At church yesterday, the whole atmosphere felt different. People seemed more humble, more real, more approachable. I felt the wall at the very least, being examined. Many people were intrigued by my analogies and actually said they were going to try to tear down walls. I felt so relieved. Their prayers made me cry because I knew the thoughts behind them from the phone conversations through the week. Thank you Lord, for allowing me to be used by You.
This is the time of year where my family begs me to come and visit them. I have a hard time going because there are certain unspoken rules when I go to see them. #1 is they think my homeschool is inadequate--or at least they used to. #2 I wear dresses always and some how that makes them uncomfortable just that I wear them, not that I think they must as well...and most important or bothersome #3 God--don't preach. So, when I leave, I ask myself why I ever went...
#3 is the worst for me, because I rarely preach. It's not my place as a woman but I do speak what is on my heart, who I am, what I believe. My dad talks fishing, I talk God. My mom talks TV, I talk God. My sister talks kids and family, I do too, but I talk God with it...I think you get the idea. I can't tell them what I did last week or last year, because --oh, my-- I might mention CHURCH!! So, they want a fake, superficial me. They want me to put on some facade that somehow makes they feel comfortable. On the other hand, I love them so much. They are my family. But when it comes to them being my blood family, I feel the family ties I have through the blood of my Savior is so much stronger. My church family loves me for who I am, we have things in common. I don't have to pretend to be something I am not. If I don't understand them, I can ask a question and not feel I am going to be judged just because of my question. I can talk, laugh and cry with them, because they know who I am as the sinner I am.

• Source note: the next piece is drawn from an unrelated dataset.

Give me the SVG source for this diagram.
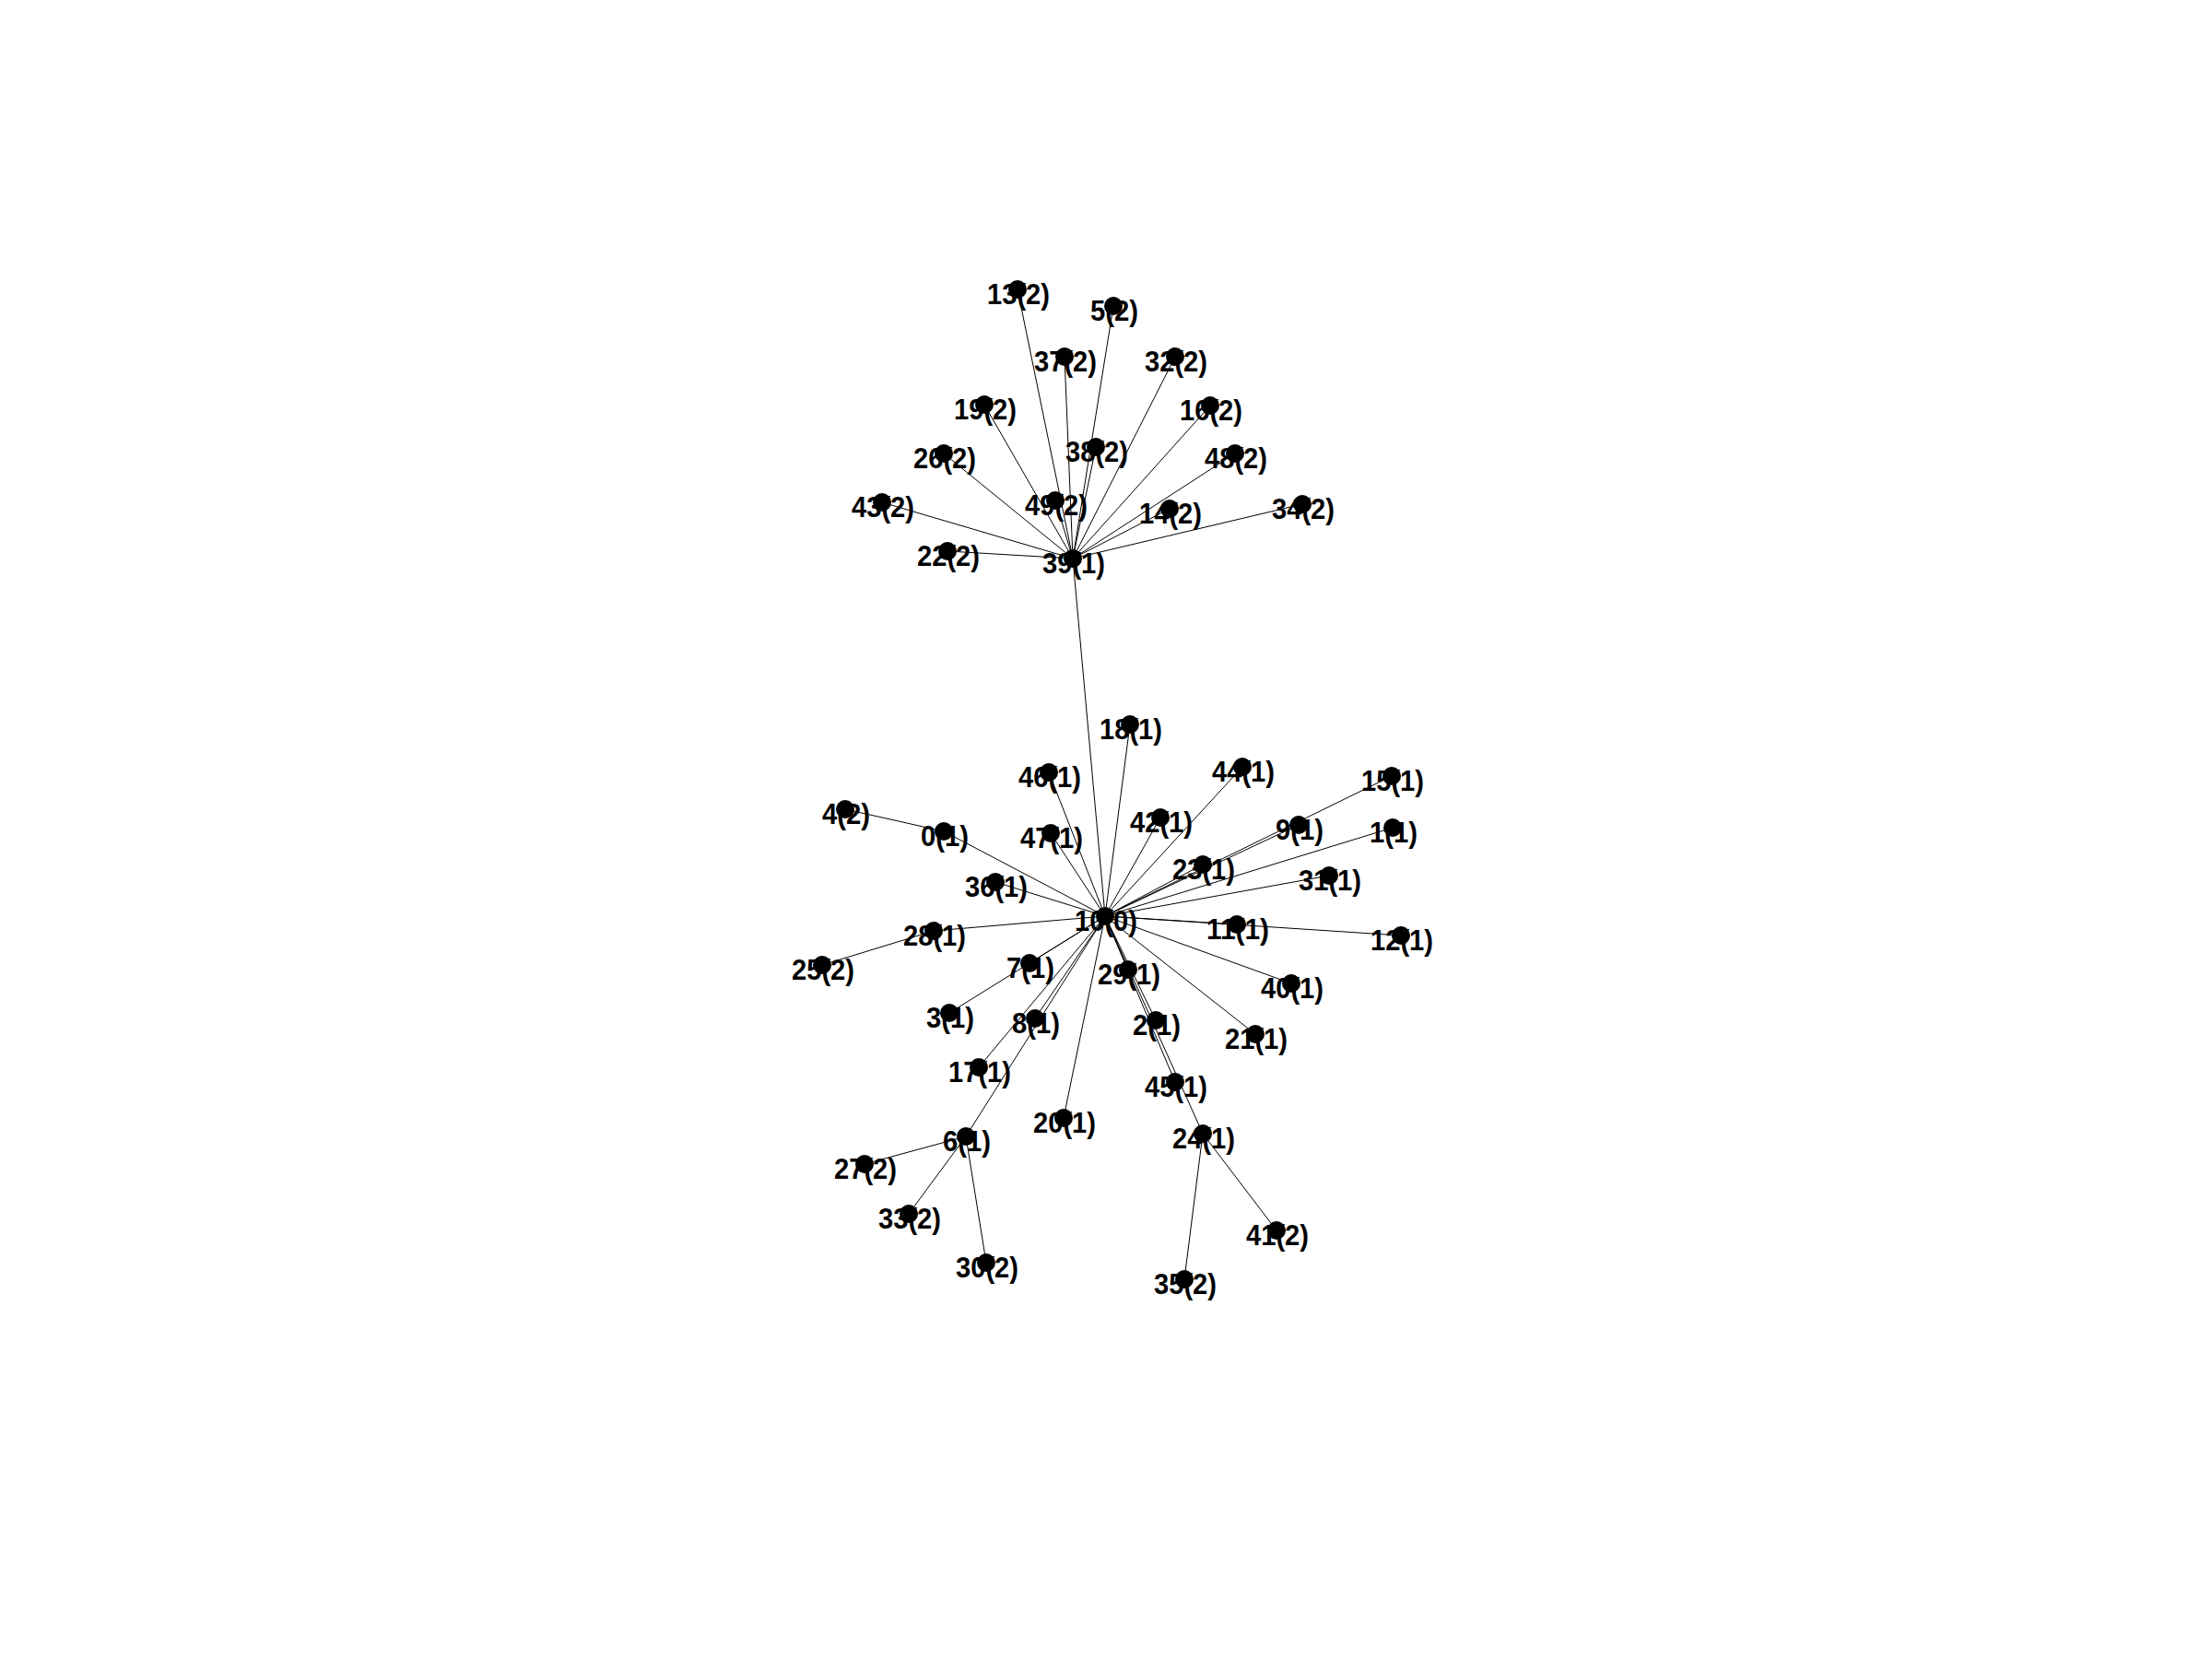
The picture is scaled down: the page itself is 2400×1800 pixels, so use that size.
<svg xmlns="http://www.w3.org/2000/svg" width="2400" height="1800" viewBox="0 0 2400 1800">
<style>
.e{stroke:#000;stroke-width:1;fill:none}
.n circle{fill:#000}
.n text{font-family:"Liberation Sans",Arial,sans-serif;font-weight:bold;font-size:31px;fill:#000;text-anchor:middle}
</style>
<rect width="2400" height="1800" fill="#fff"/>
<g id="edges" class="e">
<line x1="1199" y1="994" x2="1164" y2="606"/>
<line x1="1164" y1="606" x2="1104" y2="314"/>
<line x1="1164" y1="606" x2="1208" y2="332"/>
<line x1="1164" y1="606" x2="1155" y2="387"/>
<line x1="1164" y1="606" x2="1275" y2="387"/>
<line x1="1164" y1="606" x2="1068" y2="439"/>
<line x1="1164" y1="606" x2="1313" y2="440"/>
<line x1="1164" y1="606" x2="1189" y2="485"/>
<line x1="1164" y1="606" x2="1024" y2="492"/>
<line x1="1164" y1="606" x2="1340" y2="492"/>
<line x1="1164" y1="606" x2="957" y2="545"/>
<line x1="1164" y1="606" x2="1145" y2="543"/>
<line x1="1164" y1="606" x2="1269" y2="552"/>
<line x1="1164" y1="606" x2="1413" y2="547"/>
<line x1="1164" y1="606" x2="1028" y2="598"/>
<line x1="1199" y1="994" x2="1226" y2="786"/>
<line x1="1199" y1="994" x2="1138" y2="838"/>
<line x1="1199" y1="994" x2="1348" y2="832"/>
<line x1="1199" y1="994" x2="1510" y2="842"/>
<line x1="1199" y1="994" x2="1259" y2="887"/>
<line x1="1199" y1="994" x2="1024" y2="902"/>
<line x1="1024" y1="902" x2="917" y2="878"/>
<line x1="1199" y1="994" x2="1140" y2="904"/>
<line x1="1199" y1="994" x2="1409" y2="895"/>
<line x1="1199" y1="994" x2="1511" y2="898"/>
<line x1="1199" y1="994" x2="1305" y2="938"/>
<line x1="1199" y1="994" x2="1080" y2="957"/>
<line x1="1199" y1="994" x2="1442" y2="950"/>
<line x1="1199" y1="994" x2="1342" y2="1003"/>
<line x1="1199" y1="994" x2="1013" y2="1010"/>
<line x1="1013" y1="1010" x2="892" y2="1047"/>
<line x1="1199" y1="994" x2="1520" y2="1015"/>
<line x1="1199" y1="994" x2="1117" y2="1045"/>
<line x1="1199" y1="994" x2="1224" y2="1052"/>
<line x1="1199" y1="994" x2="1401" y2="1067"/>
<line x1="1199" y1="994" x2="1030" y2="1099"/>
<line x1="1199" y1="994" x2="1123" y2="1105"/>
<line x1="1199" y1="994" x2="1254" y2="1107"/>
<line x1="1199" y1="994" x2="1362" y2="1122"/>
<line x1="1199" y1="994" x2="1062" y2="1158"/>
<line x1="1199" y1="994" x2="1275" y2="1174"/>
<line x1="1199" y1="994" x2="1154" y2="1213"/>
<line x1="1199" y1="994" x2="1048" y2="1233"/>
<line x1="1199" y1="994" x2="1305" y2="1230"/>
<line x1="1048" y1="1233" x2="938" y2="1263"/>
<line x1="1048" y1="1233" x2="986" y2="1317"/>
<line x1="1048" y1="1233" x2="1070" y2="1370"/>
<line x1="1305" y1="1230" x2="1385" y2="1335"/>
<line x1="1305" y1="1230" x2="1285" y2="1388"/>
</g>
<g id="nodes">
<g id="n10" class="n"><circle cx="1199" cy="994" r="10"/><text x="1200" y="1010" textLength="68" lengthAdjust="spacingAndGlyphs">10(0)</text></g>
<g id="n39" class="n"><circle cx="1164" cy="606" r="10"/><text x="1165" y="622" textLength="68" lengthAdjust="spacingAndGlyphs">39(1)</text></g>
<g id="n13" class="n"><circle cx="1104" cy="314" r="10"/><text x="1105" y="330" textLength="68" lengthAdjust="spacingAndGlyphs">13(2)</text></g>
<g id="n5" class="n"><circle cx="1208" cy="332" r="10"/><text x="1209" y="348" textLength="52" lengthAdjust="spacingAndGlyphs">5(2)</text></g>
<g id="n37" class="n"><circle cx="1155" cy="387" r="10"/><text x="1156" y="403" textLength="68" lengthAdjust="spacingAndGlyphs">37(2)</text></g>
<g id="n32" class="n"><circle cx="1275" cy="387" r="10"/><text x="1276" y="403" textLength="68" lengthAdjust="spacingAndGlyphs">32(2)</text></g>
<g id="n19" class="n"><circle cx="1068" cy="439" r="10"/><text x="1069" y="455" textLength="68" lengthAdjust="spacingAndGlyphs">19(2)</text></g>
<g id="n16" class="n"><circle cx="1313" cy="440" r="10"/><text x="1314" y="456" textLength="68" lengthAdjust="spacingAndGlyphs">16(2)</text></g>
<g id="n38" class="n"><circle cx="1189" cy="485" r="10"/><text x="1190" y="501" textLength="68" lengthAdjust="spacingAndGlyphs">38(2)</text></g>
<g id="n26" class="n"><circle cx="1024" cy="492" r="10"/><text x="1025" y="508" textLength="68" lengthAdjust="spacingAndGlyphs">26(2)</text></g>
<g id="n48" class="n"><circle cx="1340" cy="492" r="10"/><text x="1341" y="508" textLength="68" lengthAdjust="spacingAndGlyphs">48(2)</text></g>
<g id="n43" class="n"><circle cx="957" cy="545" r="10"/><text x="958" y="561" textLength="68" lengthAdjust="spacingAndGlyphs">43(2)</text></g>
<g id="n49" class="n"><circle cx="1145" cy="543" r="10"/><text x="1146" y="559" textLength="68" lengthAdjust="spacingAndGlyphs">49(2)</text></g>
<g id="n14" class="n"><circle cx="1269" cy="552" r="10"/><text x="1270" y="568" textLength="68" lengthAdjust="spacingAndGlyphs">14(2)</text></g>
<g id="n34" class="n"><circle cx="1413" cy="547" r="10"/><text x="1414" y="563" textLength="68" lengthAdjust="spacingAndGlyphs">34(2)</text></g>
<g id="n22" class="n"><circle cx="1028" cy="598" r="10"/><text x="1029" y="614" textLength="68" lengthAdjust="spacingAndGlyphs">22(2)</text></g>
<g id="n18" class="n"><circle cx="1226" cy="786" r="10"/><text x="1227" y="802" textLength="68" lengthAdjust="spacingAndGlyphs">18(1)</text></g>
<g id="n46" class="n"><circle cx="1138" cy="838" r="10"/><text x="1139" y="854" textLength="68" lengthAdjust="spacingAndGlyphs">46(1)</text></g>
<g id="n44" class="n"><circle cx="1348" cy="832" r="10"/><text x="1349" y="848" textLength="68" lengthAdjust="spacingAndGlyphs">44(1)</text></g>
<g id="n15" class="n"><circle cx="1510" cy="842" r="10"/><text x="1511" y="858" textLength="68" lengthAdjust="spacingAndGlyphs">15(1)</text></g>
<g id="n4" class="n"><circle cx="917" cy="878" r="10"/><text x="918" y="894" textLength="52" lengthAdjust="spacingAndGlyphs">4(2)</text></g>
<g id="n42" class="n"><circle cx="1259" cy="887" r="10"/><text x="1260" y="903" textLength="68" lengthAdjust="spacingAndGlyphs">42(1)</text></g>
<g id="n0" class="n"><circle cx="1024" cy="902" r="10"/><text x="1025" y="918" textLength="52" lengthAdjust="spacingAndGlyphs">0(1)</text></g>
<g id="n47" class="n"><circle cx="1140" cy="904" r="10"/><text x="1141" y="920" textLength="68" lengthAdjust="spacingAndGlyphs">47(1)</text></g>
<g id="n9" class="n"><circle cx="1409" cy="895" r="10"/><text x="1410" y="911" textLength="52" lengthAdjust="spacingAndGlyphs">9(1)</text></g>
<g id="n1" class="n"><circle cx="1511" cy="898" r="10"/><text x="1512" y="914" textLength="52" lengthAdjust="spacingAndGlyphs">1(1)</text></g>
<g id="n23" class="n"><circle cx="1305" cy="938" r="10"/><text x="1306" y="954" textLength="68" lengthAdjust="spacingAndGlyphs">23(1)</text></g>
<g id="n36" class="n"><circle cx="1080" cy="957" r="10"/><text x="1081" y="973" textLength="68" lengthAdjust="spacingAndGlyphs">36(1)</text></g>
<g id="n31" class="n"><circle cx="1442" cy="950" r="10"/><text x="1443" y="966" textLength="68" lengthAdjust="spacingAndGlyphs">31(1)</text></g>
<g id="n11" class="n"><circle cx="1342" cy="1003" r="10"/><text x="1343" y="1019" textLength="68" lengthAdjust="spacingAndGlyphs">11(1)</text></g>
<g id="n28" class="n"><circle cx="1013" cy="1010" r="10"/><text x="1014" y="1026" textLength="68" lengthAdjust="spacingAndGlyphs">28(1)</text></g>
<g id="n12" class="n"><circle cx="1520" cy="1015" r="10"/><text x="1521" y="1031" textLength="68" lengthAdjust="spacingAndGlyphs">12(1)</text></g>
<g id="n25" class="n"><circle cx="892" cy="1047" r="10"/><text x="893" y="1063" textLength="68" lengthAdjust="spacingAndGlyphs">25(2)</text></g>
<g id="n7" class="n"><circle cx="1117" cy="1045" r="10"/><text x="1118" y="1061" textLength="52" lengthAdjust="spacingAndGlyphs">7(1)</text></g>
<g id="n29" class="n"><circle cx="1224" cy="1052" r="10"/><text x="1225" y="1068" textLength="68" lengthAdjust="spacingAndGlyphs">29(1)</text></g>
<g id="n40" class="n"><circle cx="1401" cy="1067" r="10"/><text x="1402" y="1083" textLength="68" lengthAdjust="spacingAndGlyphs">40(1)</text></g>
<g id="n3" class="n"><circle cx="1030" cy="1099" r="10"/><text x="1031" y="1115" textLength="52" lengthAdjust="spacingAndGlyphs">3(1)</text></g>
<g id="n8" class="n"><circle cx="1123" cy="1105" r="10"/><text x="1124" y="1121" textLength="52" lengthAdjust="spacingAndGlyphs">8(1)</text></g>
<g id="n2" class="n"><circle cx="1254" cy="1107" r="10"/><text x="1255" y="1123" textLength="52" lengthAdjust="spacingAndGlyphs">2(1)</text></g>
<g id="n21" class="n"><circle cx="1362" cy="1122" r="10"/><text x="1363" y="1138" textLength="68" lengthAdjust="spacingAndGlyphs">21(1)</text></g>
<g id="n17" class="n"><circle cx="1062" cy="1158" r="10"/><text x="1063" y="1174" textLength="68" lengthAdjust="spacingAndGlyphs">17(1)</text></g>
<g id="n45" class="n"><circle cx="1275" cy="1174" r="10"/><text x="1276" y="1190" textLength="68" lengthAdjust="spacingAndGlyphs">45(1)</text></g>
<g id="n20" class="n"><circle cx="1154" cy="1213" r="10"/><text x="1155" y="1229" textLength="68" lengthAdjust="spacingAndGlyphs">20(1)</text></g>
<g id="n6" class="n"><circle cx="1048" cy="1233" r="10"/><text x="1049" y="1249" textLength="52" lengthAdjust="spacingAndGlyphs">6(1)</text></g>
<g id="n24" class="n"><circle cx="1305" cy="1230" r="10"/><text x="1306" y="1246" textLength="68" lengthAdjust="spacingAndGlyphs">24(1)</text></g>
<g id="n27" class="n"><circle cx="938" cy="1263" r="10"/><text x="939" y="1279" textLength="68" lengthAdjust="spacingAndGlyphs">27(2)</text></g>
<g id="n33" class="n"><circle cx="986" cy="1317" r="10"/><text x="987" y="1333" textLength="68" lengthAdjust="spacingAndGlyphs">33(2)</text></g>
<g id="n41" class="n"><circle cx="1385" cy="1335" r="10"/><text x="1386" y="1351" textLength="68" lengthAdjust="spacingAndGlyphs">41(2)</text></g>
<g id="n30" class="n"><circle cx="1070" cy="1370" r="10"/><text x="1071" y="1386" textLength="68" lengthAdjust="spacingAndGlyphs">30(2)</text></g>
<g id="n35" class="n"><circle cx="1285" cy="1388" r="10"/><text x="1286" y="1404" textLength="68" lengthAdjust="spacingAndGlyphs">35(2)</text></g>
</g>
</svg>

Jesus asked, Who are my brothers, sisters, ect?" And He said those who do the will of my Father. And what is the will of the Father?? John 6:40 says
“For this is the will of My Father, that everyone who beholds the Son and believes in Him will have eternal life, and I Myself will raise him up on
the last day.”Awesome, hey? My brothers and sisters are those who will be raised up on the last day because they believe...I really feel that...It's not just that I say "these are my brothers and sisters in Christ" NO, these people who have trusted in the blood of Christ to wash away ALL their sins...they really ARE my family...While some of my family are more obvious in their disobedience, we all are disobedient in some way shape or form, they are all my family. The tie that binds me is not in doing or being obedient to God, but the blood that washed away the consequence of my disobedience. It is that common knowledge that makes them and I unified. (I know many nice people from other religions that behold Christ, but they think they are good enough to go to Heaven, and I don't have that bond and love and unity with them...Maybe I am babbling...)it is the blood that binds not how spiritual I sound...
So, when given the choice to spend the day with my mom, watch her get drunk, and spout out all my childhood sins again and again, then leave with the stench of cigarette smoke permeated in my skin, burning mine and my children's eyes, or spend the day with my church family praising God and sing hymns of glory and honor to Him who shed His precious blood for me...The choice seems so easy...
I know God sees my priorities as right.